When it came to being stuck in the middle, my solution was to do what I thought everyone else wanted me to. But I’ve learned that, oftentimes, when you try to please everyone, you end up pleasing no one. The fur that had given me joy as a teenager had now somehow landed me in body hair purgatory (aka “Fur-gatory”).
I realized that none of this helped me in my journey to liking myself better. If I wanted to get comfortable in my own skin, I had to stop the madness. So, I busted out the clippers once again and began experimenting with all the different ways I could trim - no craigslist help needed.
If I trimmed it in a way that I didn’t like, the good news was that it would grow out and I could try again. I liked my natural fur. But I didn’t like it to be overwhelming. And finally, I discovered my own happy medium - a seven guard on my crotch and a four guard on my chest.
This resulted in a very light trimming - nowhere near as short as my early twenties, but not quite as bushy as my early thirties. When I looked in the mirror, I felt sexy. I could still honor the love my hair without it feeling overwhelming.
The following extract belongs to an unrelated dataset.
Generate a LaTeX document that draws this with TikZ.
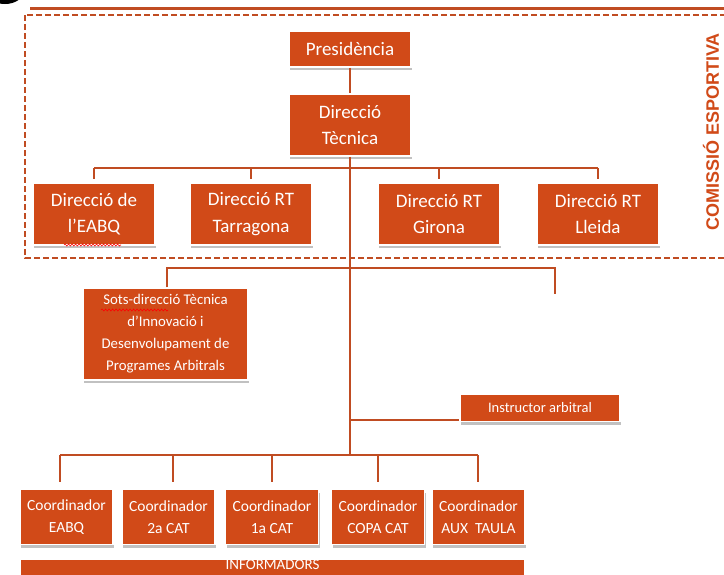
\documentclass[tikz,border=0pt]{standalone}
\usepackage{fontspec}
\setmainfont{Carlito}
\newfontfamily\comfont{Liberation Sans}
\usetikzlibrary{shadows,decorations.pathmorphing}
\definecolor{boxc}{RGB}{209,74,24}
\definecolor{linec}{RGB}{192,76,34}
\begin{document}
\begin{tikzpicture}[x=1pt,y=-1pt,
  box/.style={rectangle, fill=boxc, draw=white, line width=1.5pt, text=white, align=center, inner sep=0pt,
    drop shadow={opacity=0.35, shadow xshift=1pt, shadow yshift=-3pt, fill=black!70}},
  big/.style={box, minimum width=122pt, minimum height=62pt, font=\fontsize{19}{26.5}\selectfont},
  coord/.style={box, minimum width=93pt, minimum height=55pt, font=\fontsize{15.5}{22}\selectfont},
  conn/.style={draw=linec, line width=1.6pt},
  spell/.style={draw=red, line width=0.6pt, decorate, decoration={snake, amplitude=1pt, segment length=3.5pt}}]
\useasboundingbox (0,0) rectangle (724,574);
\clip (0,0) rectangle (724,574);
% decorations at top
\fill[black] (5,-8) ellipse (18 and 12);
\draw[linec, line width=3pt] (30,8) -- (724,8);
\draw[linec, line width=1.6pt, dash pattern=on 6pt off 3pt] (25,15) rectangle (740,258);
\node[rotate=90, text=boxc, font=\comfont\bfseries\fontsize{18}{20}\selectfont] (com) at (711,132) {COMISSIÓ ESPORTIVA};
% nodes
\node[box, minimum width=122pt, minimum height=36pt, font=\fontsize{19}{22}\selectfont] (pres) at (350,49) {Presidència};
\node[big] (dt) at (350,125) {Direcció\\Tècnica};
\node[big] (eabq) at (94,214) {Direcció de\\l’EABQ};
\node[big] (tarr) at (251,214) {Direcció RT\\Tarragona};
\node[big] (gir) at (439,214) {Direcció RT\\Girona};
\node[big] (llei) at (598,214) {Direcció RT\\Lleida};
\node[box, minimum width=165pt, minimum height=92pt, font=\fontsize{14.8}{22}\selectfont] (sots) at (165.5,334) {Sots-direcció Tècnica\\d’Innovació i\\Desenvolupament de\\Programes Arbitrals};
\node[box, minimum width=160pt, minimum height=27pt, font=\fontsize{14.5}{16}\selectfont] (instr) at (540,408) {Instructor arbitral};
\node[coord] (c1) at (66.5,517) {Coordinador\\EABQ};
\node[coord] (c2) at (168.5,517) {Coordinador\\2a CAT};
\node[coord] (c3) at (272,517) {Coordinador\\1a CAT};
\node[coord] (c4) at (378,517) {Coordinador\\COPA CAT};
\node[coord] (c5) at (478.5,517) {Coordinador\\AUX\ \ TAULA};
\node[box, minimum width=505pt, minimum height=30pt] (inf) at (272.5,574) {};
\node[text=white, font=\fontsize{15}{16}\selectfont] (inft) at (272.5,565) {INFORMADORS};
% spell-check underlines
\draw[spell] (101,310) -- (168,310);
\draw[spell] (64,245) -- (121,245);
% coordinates
\coordinate (b1) at (350,168);
\coordinate (b2) at (350,268);
\coordinate (b3) at (350,420);
\coordinate (b4) at (350,455);
\coordinate (rend) at (555,294);
% connectors
\draw[conn] (pres) -- (dt);
\draw[conn] (dt.south) -- (b4);
\draw[conn] (eabq.north |- b1) -- (llei.north |- b1);
\foreach \n in {eabq,tarr,gir,llei} \draw[conn, shorten >=3pt] (\n.north |- b1) -- (\n.north);
\draw[conn] (sots.north -| 167,0) |- (b2) -- (rend |- b2) -- (rend);
\draw[conn] (b3) -- (instr.south west |- b3);
\draw[conn] (60,455) -- (478,455);
\draw[conn, shorten >=8pt] (60,455) -- (60,490);
\draw[conn, shorten >=8pt] (173,455) -- (173,490);
\draw[conn, shorten >=8pt] (272,455) -- (272,490);
\draw[conn, shorten >=8pt] (378,455) -- (378,490);
\draw[conn, shorten >=8pt] (478,455) -- (478,490);
\end{tikzpicture}
\end{document}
Instead of worrying about what pleased others, I now could legitimately say that I did what pleased me. And indirectly, this pleased others because neither of us had to give two shakes about it when we stripped down and gave each other some major shakes. When you feel more confident about yourself, people feel more confident about you.
When I posted that Instagram photo of my “before and after” trim job, it seemed as though ninety-percent of them preferred me au naturel. This baffled me as, nowadays, there seemed to be hardly any difference. The different lighting might have skewed it a little. But the commenters continuously told me how they preferred it.
However, instead of just going back to the popular consensus like I always did before, I decided not change my current approach to my own body hair. As much as I like it when people like me, I am now old enough to realize that I like it even better when I simply feel comfortable in my own skin. That way, I stay out of fur-gatory.